Key’s kiss of death for Chch workers

The $6.8 million package for businesses offered last week by the government was an insult: business mentors and export junkets – just what people who aren’t allowed to access their businesses need. Now, Key and Bennett have announced they are slashing wage support and and the job loss payment. It will hammer the Christchurch economy.

So far, the government has been paying about 8,000 businesses $500 per week per full-time worker and $300 per part-time worker to subsidise the wages of about 60,000 workers. Over 6,000 more workers have seen their jobs destroyed by the quake. They have been getting $400 a week.

Those payments are to be cut.

The current rates will stay for three weeks, then the second round begins. For the first fortnight, the wage subsidy will stay the same. The fortnight after they’ll be cut to $375 per full-time worker and $225 per part-time worker, the fortnight after $250 and $150. Then, nothing.

The job loss payment will remain just for three more weeks then it will be abolished. People will have to apply for an ordinary benefit. If they can get one  – and, remember, most unemployed people are ineligible for the dole – they can get a top-up as well: $50 for a single person, $80 for a couple, up to $110 for a person with kids. And that will end in six weeks.

What does the government think will happen as it first slashes and then eliminates these payments that are supporting 30% of the Christchurch workforce? Don’t they realise that more of the businesses will collapse? Do they think that all the extra unemployed plus the 6,000 who have lost their jobs already from the quake plus the 15,000 who were already unemployed are just going to find jobs with the CBD closed down and the oil price strangling the rest of the country?

Ludicrous. All that will happen is more businesses will fold and more workers will be made unemployed. The government is sucking money and jobs out of the Christchurch. It will force families to default on their mortgage and to leave the city. It will create a vicious cycle.

Maybe if there was some action on the residential rebuilding that will be needed that would create some jobs but there just isn’t any. The Japanese tsunami was 18 days ago and they’re already erecting temporary housing. Here, five weeks after the quake, the government is still talking about building temporary housing at some undefined time in the future.

The Righties will protest that continuing to support all these workers is unaffordable. Tell me that once the government has canceled the half a million in tax cuts that the National MPs pocketed have pocketed from their salaries alone. Or when they cut the billion dollar a year subsidy to polluters under their ETS. Or when they cut funding for white elephant motorways where the costs exceed the benefits. Helping Christchurch workers isn’t unaffordable, it comes down to choices.

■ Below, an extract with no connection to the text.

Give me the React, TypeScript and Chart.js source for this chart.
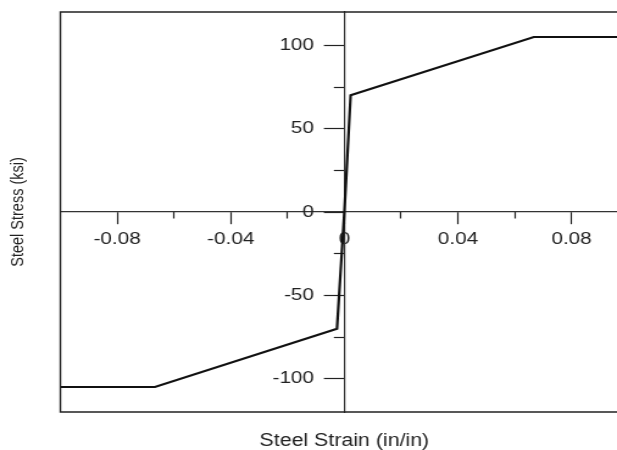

I’ve said it before and I’ll say it again: it’s a travesty that there was no plan in place to deal with mass job dislocation and loss from a large disaster. Instead, we have to hope that when a disaster hits there will be a government with the competence, will, and fiscal resources to make something up on the spot. Not good enough. We need universal EQC insurance for homes and businesses tagged on to rates, we need a tiny (less than 0.1%) income levy for universal disaster income insurance, and we need plans for constructing mass temporary housing quickly.